NEW DELHI — Secretary of State Hillary Rodham Clinton arrived in India's capital Monday with a sharp message for the country's leaders: Stop doing business with Iran.
Yet less than a mile from her meeting with Prime Minister Manmohan Singh, there was another group meeting with Indian leaders. An Iranian trade delegation is in New Delhi, overlapping with Clinton's trip and potentially undermining one of its main purposes.
The Obama administration is turning up the pressure on India to join international sanctions against Iran that would choke off funds for the country's nuclear program. India, which relies on Iran for about 12 percent of its oil imports, has so far been unwilling to go along.
"This is a regime that has a history of aggressive behavior," Clinton warned of Iran during a town hall-style meeting Monday morning in Kolkata, her first stop in a three-day swing through India. "And I don't think you deal with aggressors by giving in to them. . . . Our goal is resolve this peacefully and diplomatically, and that's why we need India to be part of the international effort."
Time is running out for India to make a decision. Starting June 28, the United States will impose sanctions on any foreign bank or company engaging in oil transactions with the Iranian central bank. Already, the European Union has agreed to a full embargo beginning July 1.
Clinton said the United States "commended" the steps taken so far by India to reduce its imports from Iran but urged its ally in the region to go further.
The United States needs as many partners as possible as it presses Iran to cooperate. Representatives from six countries, including the U.S., met with Iran in April to negotiate, and more talks are expected with the United Nations later this month.
"We do not believe that Iran would've come to the table if there had not been sanctions and pressure," Clinton said. "We do not believe Iran will peacefully resolve this unless the pressure continues."
The Obama administration has tried to build a closer relationship with India. At the Kolkata event Monday, Clinton repeated Obama's declaration that the United States' relationship with India will be "one of the defining partnerships of the 21st century."
Given shared concerns about security issues in China and Pakistan, some observers believe the world's two biggest democracies would make natural partners. And trade between the countries has expanded steadily, from $9 billion in 1995 when Clinton made her visit to India to $100 billion now.
But progress has been bumpy. Aside from the issue of sanctions against Iran, U.S. businesses have also been frustrated that India, unlike China, has not allowed retailers such as Wal-Mart to set up stores in the country and gain access to its booming middle class.

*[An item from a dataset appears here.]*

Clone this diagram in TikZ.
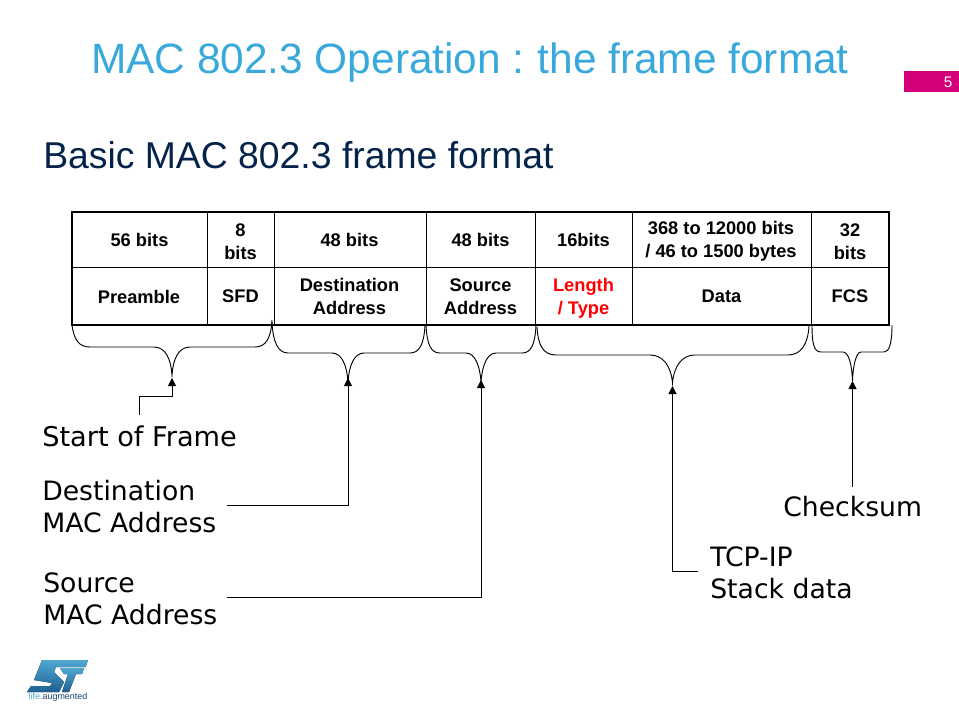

"I come with certainly a belief that India can compete with anybody anywhere," Clinton said. "The more open India becomes over time, the greater the standards of living and opportunity for the broader number of people will be."
Clinton's three-day swing through India followed a harrowing week of diplomacy in Beijing negotiating the fate of activist Chen Guangcheng. She stopped first in the capital of Bangladesh, Dhaka, over the weekend to meet with the country's dueling female political leaders, Prime Minister Sheikh Hasina and the former head of the government, Khaleda Zia. Clinton also met with famed microcredit pioneer Muhammad Yunus.

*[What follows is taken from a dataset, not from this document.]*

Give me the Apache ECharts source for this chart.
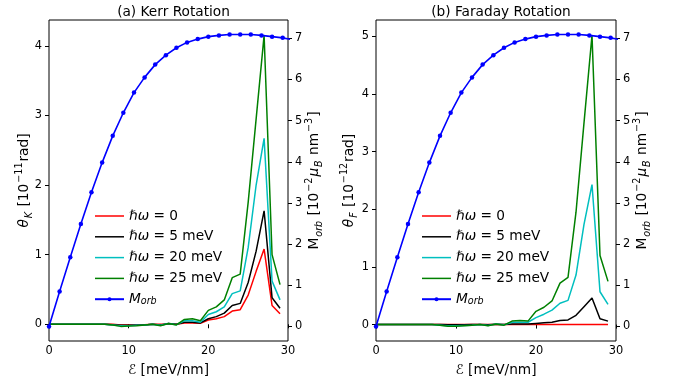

On Sunday, she flew just over the border to Kolkata, a historic city that was once the capital of the British Indian empire.

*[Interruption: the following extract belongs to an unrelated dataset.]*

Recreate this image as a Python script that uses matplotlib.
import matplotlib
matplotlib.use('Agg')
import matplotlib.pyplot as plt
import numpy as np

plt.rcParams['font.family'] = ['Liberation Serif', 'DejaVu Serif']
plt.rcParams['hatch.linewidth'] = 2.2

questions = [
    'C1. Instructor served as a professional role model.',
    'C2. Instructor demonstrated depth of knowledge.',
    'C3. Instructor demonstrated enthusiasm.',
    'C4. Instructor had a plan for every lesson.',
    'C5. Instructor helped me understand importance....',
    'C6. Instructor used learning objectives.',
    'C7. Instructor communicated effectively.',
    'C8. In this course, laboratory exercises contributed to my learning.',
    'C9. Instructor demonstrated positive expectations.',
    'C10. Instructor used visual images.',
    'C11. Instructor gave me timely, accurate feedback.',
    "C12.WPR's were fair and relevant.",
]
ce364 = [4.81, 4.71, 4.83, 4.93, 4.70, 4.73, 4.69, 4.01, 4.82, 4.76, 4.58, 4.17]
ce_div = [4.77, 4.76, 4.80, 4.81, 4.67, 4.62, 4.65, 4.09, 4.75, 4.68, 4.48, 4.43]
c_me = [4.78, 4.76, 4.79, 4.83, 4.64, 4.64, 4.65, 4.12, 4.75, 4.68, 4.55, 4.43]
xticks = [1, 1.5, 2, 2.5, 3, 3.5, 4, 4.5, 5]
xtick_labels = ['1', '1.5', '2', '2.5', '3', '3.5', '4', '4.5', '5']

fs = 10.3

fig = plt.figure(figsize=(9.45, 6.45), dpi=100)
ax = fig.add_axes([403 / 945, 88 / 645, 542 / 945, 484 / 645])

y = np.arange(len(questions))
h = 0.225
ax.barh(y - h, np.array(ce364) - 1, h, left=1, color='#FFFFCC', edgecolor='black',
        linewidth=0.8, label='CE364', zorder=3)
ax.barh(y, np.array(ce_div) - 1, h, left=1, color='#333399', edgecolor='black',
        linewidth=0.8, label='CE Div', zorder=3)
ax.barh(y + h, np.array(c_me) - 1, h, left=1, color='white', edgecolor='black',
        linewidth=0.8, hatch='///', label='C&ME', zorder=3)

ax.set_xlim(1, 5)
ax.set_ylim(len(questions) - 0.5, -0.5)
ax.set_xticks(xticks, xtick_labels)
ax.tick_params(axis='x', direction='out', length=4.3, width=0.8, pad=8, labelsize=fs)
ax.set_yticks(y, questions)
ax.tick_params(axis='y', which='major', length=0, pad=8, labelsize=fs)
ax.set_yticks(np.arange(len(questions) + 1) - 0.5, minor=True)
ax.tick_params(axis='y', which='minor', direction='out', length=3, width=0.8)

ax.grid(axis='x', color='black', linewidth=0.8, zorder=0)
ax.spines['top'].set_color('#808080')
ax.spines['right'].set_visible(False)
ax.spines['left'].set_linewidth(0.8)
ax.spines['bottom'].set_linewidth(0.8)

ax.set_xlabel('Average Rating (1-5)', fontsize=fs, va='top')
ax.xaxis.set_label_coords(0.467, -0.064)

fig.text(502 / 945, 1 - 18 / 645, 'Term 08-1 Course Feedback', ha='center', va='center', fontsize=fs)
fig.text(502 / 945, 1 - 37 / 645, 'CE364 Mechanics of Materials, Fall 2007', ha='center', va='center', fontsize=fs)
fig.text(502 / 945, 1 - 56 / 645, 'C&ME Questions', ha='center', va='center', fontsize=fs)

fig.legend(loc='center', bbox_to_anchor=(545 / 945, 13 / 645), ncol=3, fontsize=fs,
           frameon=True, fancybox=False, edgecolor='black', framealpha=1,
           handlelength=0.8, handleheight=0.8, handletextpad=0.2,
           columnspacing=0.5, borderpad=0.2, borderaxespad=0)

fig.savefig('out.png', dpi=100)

Clinton's motorcade raced from the airport to the city, passing a stretch of farmland dotted with office buildings under construction, signals of West Bengal's ambition to become an investment hub for tech companies.
At the town hall held at a girls' school, the moderator and members of the audience implored Clinton to run for president of the United States in 2016.
"I'm very flattered but I feel like it's time for me to step off the high wire," she said. "I've been involved at the highest level of American politics for 20 years now. I'd like to come back to India and just wander around without having the streets be closed and a lot of security around."
Clinton later met for nearly an hour with one of the most famous women in India, Mamata Banerjee, chief minister of West Bengal and a critical ally for the ruling Congress party. Banerjee, who is also known as "Didi," meaning older sister, ended 34 years of Communist rule in West Bengal last year.
"I know for myself how difficult it is for women to get elected anywhere," said Clinton in Kolkata. "When I meet a woman who's broken through those barriers . . . we share a common bond, if you will, having gone through the fire of electoral politics."